Nothing reallly matters

È bello riconoscere la voce di Madonna, nel suo nuovo disco “Hard candy”. Come dice lei, le sue imitatrici hanno un limite: non sono Madonna. Ma la familiarità immediata è anche un inganno, un ostacolo al constatare che il suo nuovo disco “Hard candy” non è un disco “di Madonna”, come molti che lo hanno preceduto. I dischi “di Madonna” sono quelli che introducevano suoni e andamenti pop nuovi e ricercati nella classifiche di tutto il mondo, sbaragliando il campo delle comparse del genere. Lei stava un passo dietro ai rivoluzionari e due avanti ai conformisti. “Hard candy”, invece, ha dentro gli arrangiamenti ricchi e colossali dei più barocchi produttori hip-hop americani (ma non i geni innovativi con cui aveva lavorato altre volte), e ha la voce di Madonna. Ma non ha quella roba là, non è un disco “di Madonna”.

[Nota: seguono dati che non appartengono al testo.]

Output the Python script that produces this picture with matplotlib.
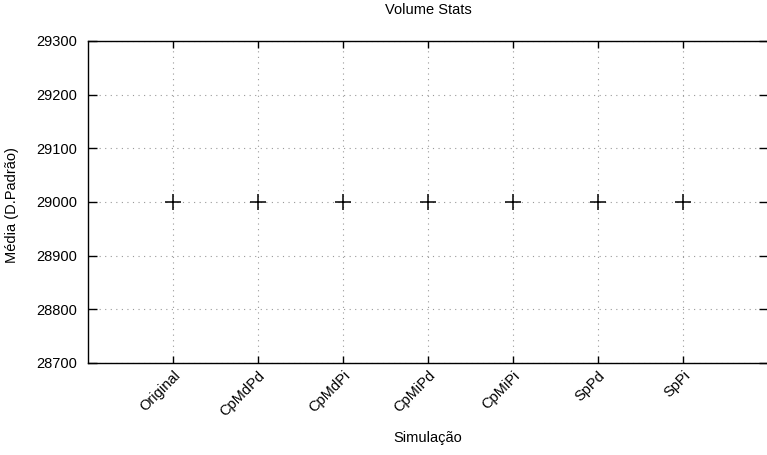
import matplotlib
matplotlib.use("Agg")
import matplotlib.pyplot as plt
import matplotlib.transforms as mtransforms

categories = ["Original", "CpMdPd", "CpMdPi", "CpMiPd", "CpMiPi", "SpPd", "SpPi"]
values = [29000, 29000, 29000, 29000, 29000, 29000, 29000]
yticks = [28700, 28800, 28900, 29000, 29100, 29200, 29300]

plt.rcParams['font.family'] = ['Liberation Sans', 'DejaVu Sans']
plt.rcParams['font.size'] = 10.5

W, H = 767, 455
fig = plt.figure(figsize=(W / 100, H / 100), dpi=100)
ax = fig.add_axes([88 / W, (H - 363) / H, 680 / W, 322 / H])

x = list(range(len(categories)))
ax.plot(x, values, linestyle='none', marker='+', markersize=11, markeredgewidth=1.1, color='black')

ax.set_xlim(-1, len(categories))
ax.set_ylim(28700, 29300)
ax.set_yticks(yticks)
ax.set_yticklabels([str(v) for v in yticks])
ax.set_xticks(x)
ax.set_xticklabels(categories, rotation=45, ha='right', va='top', rotation_mode='anchor')
offset = mtransforms.ScaledTranslation(-5 / 100, 0, fig.dpi_scale_trans)
for lbl in ax.get_xticklabels():
    lbl.set_transform(lbl.get_transform() + offset)

ax.grid(True, linestyle=(0, (1, 4)), color='#999999', linewidth=0.8)
ax.tick_params(axis='y', direction='in', length=6.5, width=1, right=True, pad=8)
ax.tick_params(axis='x', direction='in', length=5, width=1, top=True, pad=4)
for s in ax.spines.values():
    s.set_linewidth(1.0)

fig.text(428 / W, 1 - 10 / H, "Volume Stats", ha='center', va='center')
fig.text(428 / W, 1 - 438 / H, "Simulação", ha='center', va='center')
fig.text(12 / W, 1 - 205 / H, "Média (D.Padrão)", ha='center', va='center', rotation=90)

fig.savefig("out.png", dpi=100)
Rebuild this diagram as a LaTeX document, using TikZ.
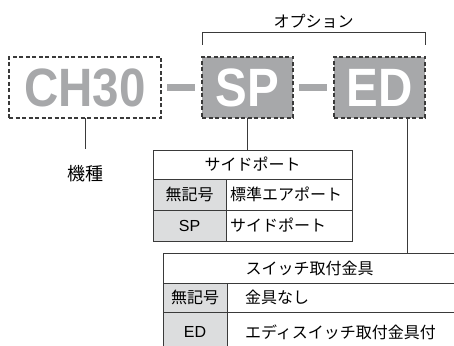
\documentclass[tikz,border=0pt]{standalone}
\usepackage{fontspec}
\setmainfont{Liberation Sans}
\newfontfamily\jpfont{Noto Sans CJK JP}
\usepackage{tikz}
\usetikzlibrary{positioning, calc}
\definecolor{partgray}{HTML}{A7A8AA}
\definecolor{cellgray}{HTML}{DCDDDE}
\definecolor{linegray}{HTML}{3A3A3A}

\begin{document}
\begin{tikzpicture}[
    x=1pt, y=1pt,
    part/.style={draw=linegray, dash pattern=on 4pt off 2.5pt, line width=1.2pt, minimum width=91pt, minimum height=61pt, inner sep=0pt, outer sep=0pt, font=\fontsize{54}{54}\selectfont\bfseries},
    hyph/.style={partgray, line width=7pt, shorten <=6pt, shorten >=7pt},
    link/.style={draw=linegray, line width=0.9pt},
    cell/.style={draw=linegray, line width=0.9pt, inner sep=0pt, outer sep=0pt, font=\fontsize{16}{16}\selectfont\jpfont},
    key/.style={cell, fill=cellgray},
    val/.style={cell, inner xsep=#1, align=left},
    jplabel/.style={font=\fontsize{#1}{#1}\selectfont\jpfont}
]
    \useasboundingbox (0,0) rectangle (454,345);
    \clip (0,0) rectangle (454,345);

    % Part number boxes
    \node[part, minimum width=152pt, text=partgray] (ch) at (85,257.5) {\scalebox{0.88}[1]{CH30}};
    \node[part, fill=partgray, text=white, right=41pt of ch] (sp) {\scalebox{0.88}[1]{SP}};
    \node[part, fill=partgray, text=white, right=41pt of sp] (ed) {\scalebox{0.88}[1]{ED}};
    \draw[hyph] (ch) -- (sp);
    \draw[hyph] (sp) -- (ed);

    % Option bracket
    \coordinate (optl) at ($(sp.north west)+(0,12)$);
    \coordinate (optr) at ($(ed.north east)+(0,12)$);
    \draw[link] (optl) -- ++(0,13) -| (optr);
    \node[jplabel=16, above=0pt] (opt) at ($(optl)!0.5!(optr)+(0,13)$) {オプション};

    % Model
    \node[jplabel=18, inner ysep=16pt, below=31pt of ch] (model) {機種};
    \draw[link] (ch.south) -- (ch.south |- model.north);

    % Side port table
    \node[cell, minimum width=199pt, minimum height=29pt, anchor=north west] (sphead) at (153,195) {サイドポート};
    \node[key, minimum width=73pt, minimum height=31pt, anchor=north west] (spkey1) at (sphead.south west) {無記号};
    \node[val=4pt, text width=118pt, minimum height=31pt, anchor=north west] (spval1) at (spkey1.north east) {標準エアポート};
    \node[key, minimum width=73pt, minimum height=31pt, anchor=north west] (spkey2) at (spkey1.south west) {\rmfamily SP};
    \node[val=4pt, text width=118pt, minimum height=31pt, anchor=north west] (spval2) at (spkey2.north east) {サイドポート};
    \draw[link] (sp.south) -- (sp.south |- sphead.north);

    % Switch bracket table
    \node[cell, minimum width=293pt, minimum height=30pt, anchor=north west] (edhead) at (163,92) {スイッチ取付金具};
    \node[key, minimum width=64pt, minimum height=29pt, anchor=north west] (edkey1) at (edhead.south west) {無記号};
    \node[val=18pt, text width=193pt, minimum height=29pt, anchor=north west] (edval1) at (edkey1.north east) {金具なし};
    \node[key, minimum width=64pt, minimum height=40pt, anchor=north west] (edkey2) at (edkey1.south west) {\rmfamily ED};
    \node[val=18pt, text width=193pt, minimum height=40pt, anchor=north west] (edval2) at (edkey2.north east) {エディスイッチ取付金具付};
    \coordinate (edtap) at ($(ed.south east)+(-18,0)$);
    \draw[link] (edtap) -- (edtap |- edhead.north);
\end{tikzpicture}
\end{document}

E però il discorso si può ribaltare: lei compie cinquant’anni, e malgrado la pretesa di essere la bomba del sesso di sempre – attraverso copertine, testi, e servizi fotografici – non suoni più convincentissima, e malgrado lacci, cuoi e stiletti abbiano un po’ stufato, è anche vero che non puoi essere tutta la vita più avanti di te stessa. Arriva un momento in cui rimani un po’ indietro, e allora costruisci tutto alla perfezione, e cerchi di fare Madonna. Chiami i professionisti, la ributti sul sesso. Ti viene comunque una cosa senza una sbavatura, piena di suoni e ritmi, che si balleranno tutta l’estate e rimbalzeranno nelle radio. Soprattutto in America, dove non si annoiano mai di queste cose. Un disco divertente, se hai modo di sentirlo a volume alto e con i finestrini aperti: “ritmi dove un tempo c’erano delle melodie”, ha scritto il Times. E un paio di canzoni che le puoi ancora canticchiare. Ma alla fine dell’estate il mondo starà già occupandosi d’altro, e per la prossima volta – col nuovo contratto discografico – sarà meglio cominciare a farsi venire qualche idea.